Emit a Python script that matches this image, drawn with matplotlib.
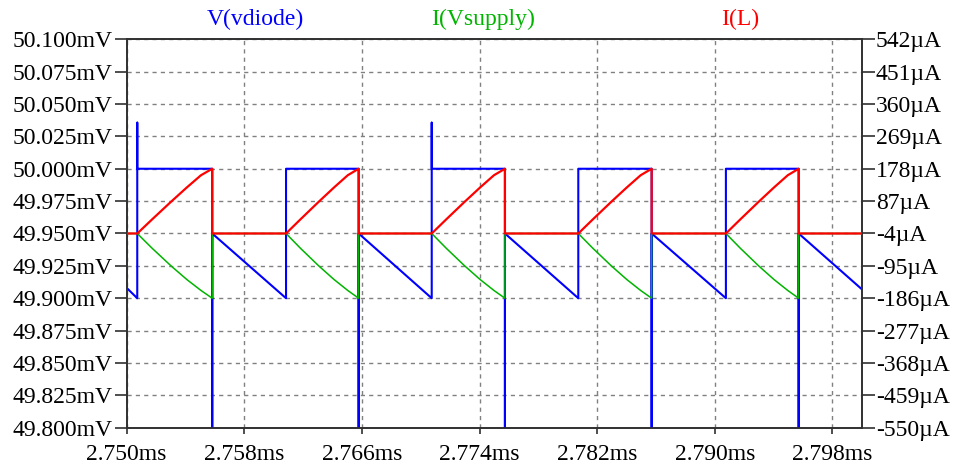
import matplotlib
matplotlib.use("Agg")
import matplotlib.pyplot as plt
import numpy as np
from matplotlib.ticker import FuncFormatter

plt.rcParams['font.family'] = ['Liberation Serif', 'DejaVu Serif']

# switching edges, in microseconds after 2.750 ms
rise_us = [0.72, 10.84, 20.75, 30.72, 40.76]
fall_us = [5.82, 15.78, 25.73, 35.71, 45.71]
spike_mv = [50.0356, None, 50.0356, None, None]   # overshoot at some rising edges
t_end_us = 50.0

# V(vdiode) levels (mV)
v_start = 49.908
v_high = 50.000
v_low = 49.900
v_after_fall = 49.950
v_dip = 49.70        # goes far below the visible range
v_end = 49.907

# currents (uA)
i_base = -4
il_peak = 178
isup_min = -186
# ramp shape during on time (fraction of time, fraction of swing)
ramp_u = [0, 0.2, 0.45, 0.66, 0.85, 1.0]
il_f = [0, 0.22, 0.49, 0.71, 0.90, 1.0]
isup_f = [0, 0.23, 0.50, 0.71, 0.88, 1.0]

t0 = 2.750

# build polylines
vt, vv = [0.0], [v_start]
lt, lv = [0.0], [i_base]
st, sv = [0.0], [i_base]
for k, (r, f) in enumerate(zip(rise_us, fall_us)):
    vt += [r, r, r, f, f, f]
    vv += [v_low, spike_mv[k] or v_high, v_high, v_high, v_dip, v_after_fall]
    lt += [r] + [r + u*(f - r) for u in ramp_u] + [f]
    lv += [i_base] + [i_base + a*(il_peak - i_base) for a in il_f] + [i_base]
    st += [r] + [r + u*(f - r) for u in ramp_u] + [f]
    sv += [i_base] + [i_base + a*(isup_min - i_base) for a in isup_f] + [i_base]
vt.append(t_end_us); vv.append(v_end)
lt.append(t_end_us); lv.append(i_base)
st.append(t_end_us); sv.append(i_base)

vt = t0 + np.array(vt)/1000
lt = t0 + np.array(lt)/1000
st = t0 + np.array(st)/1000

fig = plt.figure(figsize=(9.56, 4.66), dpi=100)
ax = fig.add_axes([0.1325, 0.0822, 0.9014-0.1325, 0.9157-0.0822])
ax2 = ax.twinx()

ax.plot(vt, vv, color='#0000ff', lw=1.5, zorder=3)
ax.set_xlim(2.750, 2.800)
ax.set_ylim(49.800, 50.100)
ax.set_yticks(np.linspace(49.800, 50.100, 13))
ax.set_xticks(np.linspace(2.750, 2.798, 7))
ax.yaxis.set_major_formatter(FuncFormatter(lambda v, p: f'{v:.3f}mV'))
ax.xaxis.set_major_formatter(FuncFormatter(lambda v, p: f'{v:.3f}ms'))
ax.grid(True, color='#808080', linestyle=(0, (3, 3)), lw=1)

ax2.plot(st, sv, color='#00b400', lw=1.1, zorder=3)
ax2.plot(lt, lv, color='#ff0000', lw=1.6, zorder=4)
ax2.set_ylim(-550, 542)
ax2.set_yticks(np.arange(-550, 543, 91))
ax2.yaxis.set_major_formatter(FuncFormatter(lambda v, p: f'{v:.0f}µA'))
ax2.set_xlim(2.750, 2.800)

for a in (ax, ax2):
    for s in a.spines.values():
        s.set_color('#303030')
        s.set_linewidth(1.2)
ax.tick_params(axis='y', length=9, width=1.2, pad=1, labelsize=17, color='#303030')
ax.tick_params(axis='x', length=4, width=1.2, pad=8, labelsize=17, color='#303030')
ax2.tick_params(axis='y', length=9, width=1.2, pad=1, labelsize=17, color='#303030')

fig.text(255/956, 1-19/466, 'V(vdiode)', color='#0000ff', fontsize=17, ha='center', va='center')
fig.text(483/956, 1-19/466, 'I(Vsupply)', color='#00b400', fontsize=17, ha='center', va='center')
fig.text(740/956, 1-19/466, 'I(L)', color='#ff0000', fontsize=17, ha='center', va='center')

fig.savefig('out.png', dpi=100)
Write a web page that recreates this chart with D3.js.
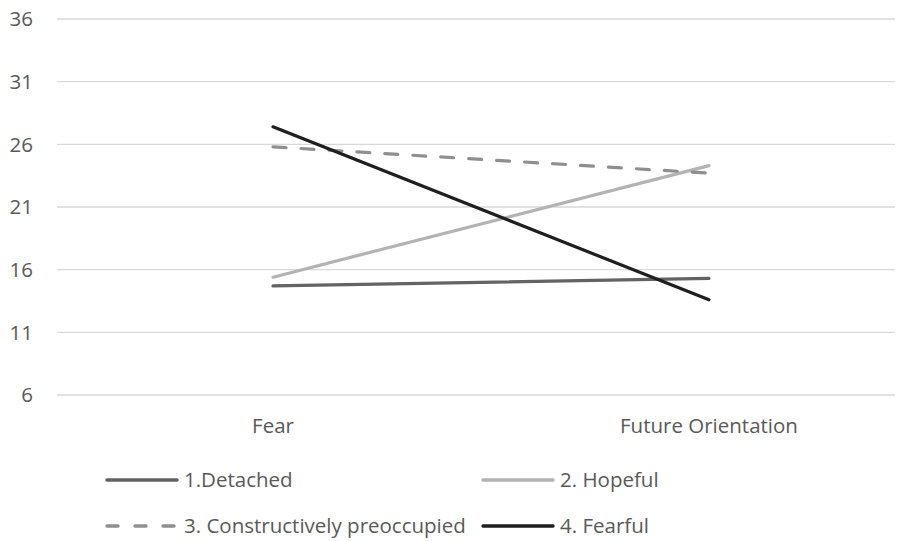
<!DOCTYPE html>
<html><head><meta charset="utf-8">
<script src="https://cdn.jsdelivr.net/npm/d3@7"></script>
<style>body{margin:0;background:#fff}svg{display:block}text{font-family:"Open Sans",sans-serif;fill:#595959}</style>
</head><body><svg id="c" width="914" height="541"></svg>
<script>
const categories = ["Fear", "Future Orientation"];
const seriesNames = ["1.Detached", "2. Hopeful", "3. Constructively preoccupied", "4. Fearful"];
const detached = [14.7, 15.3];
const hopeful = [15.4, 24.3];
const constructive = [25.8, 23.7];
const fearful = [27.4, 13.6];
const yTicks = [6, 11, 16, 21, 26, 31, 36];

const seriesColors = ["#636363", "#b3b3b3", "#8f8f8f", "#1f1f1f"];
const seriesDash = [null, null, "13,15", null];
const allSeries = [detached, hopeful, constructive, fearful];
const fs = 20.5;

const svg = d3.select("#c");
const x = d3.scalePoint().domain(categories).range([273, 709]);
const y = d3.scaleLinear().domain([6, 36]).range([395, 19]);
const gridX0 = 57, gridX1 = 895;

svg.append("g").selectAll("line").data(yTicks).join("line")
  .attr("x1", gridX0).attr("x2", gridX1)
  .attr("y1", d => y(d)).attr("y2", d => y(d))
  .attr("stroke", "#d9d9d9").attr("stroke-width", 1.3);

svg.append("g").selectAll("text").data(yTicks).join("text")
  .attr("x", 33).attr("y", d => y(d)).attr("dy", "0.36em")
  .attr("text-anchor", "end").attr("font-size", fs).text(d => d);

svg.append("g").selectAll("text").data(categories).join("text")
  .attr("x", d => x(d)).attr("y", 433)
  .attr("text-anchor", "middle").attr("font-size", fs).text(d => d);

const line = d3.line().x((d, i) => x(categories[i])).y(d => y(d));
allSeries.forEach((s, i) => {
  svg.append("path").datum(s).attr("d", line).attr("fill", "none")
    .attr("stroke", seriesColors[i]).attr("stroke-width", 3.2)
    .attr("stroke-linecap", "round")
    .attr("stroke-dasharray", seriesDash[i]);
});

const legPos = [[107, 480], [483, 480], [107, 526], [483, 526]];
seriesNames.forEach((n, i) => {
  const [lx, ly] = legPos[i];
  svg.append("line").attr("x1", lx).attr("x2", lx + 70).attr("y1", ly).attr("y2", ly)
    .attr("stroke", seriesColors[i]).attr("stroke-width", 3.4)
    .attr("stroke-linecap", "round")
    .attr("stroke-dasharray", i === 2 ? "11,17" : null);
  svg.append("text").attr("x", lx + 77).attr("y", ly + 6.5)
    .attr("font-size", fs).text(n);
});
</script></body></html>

▸ **WRITTEN TASK**:
Up to and including the line that contains "v_end = 49.907", print the records above exactly from their first line, without any pictures.

▸ **TASK OUTPUT**:
Emit a Python script that matches this image, drawn with matplotlib.
import matplotlib
matplotlib.use("Agg")
import matplotlib.pyplot as plt
import numpy as np
from matplotlib.ticker import FuncFormatter

plt.rcParams['font.family'] = ['Liberation Serif', 'DejaVu Serif']

# switching edges, in microseconds after 2.750 ms
rise_us = [0.72, 10.84, 20.75, 30.72, 40.76]
fall_us = [5.82, 15.78, 25.73, 35.71, 45.71]
spike_mv = [50.0356, None, 50.0356, None, None]   # overshoot at some rising edges
t_end_us = 50.0

# V(vdiode) levels (mV)
v_start = 49.908
v_high = 50.000
v_low = 49.900
v_after_fall = 49.950
v_dip = 49.70        # goes far below the visible range
v_end = 49.907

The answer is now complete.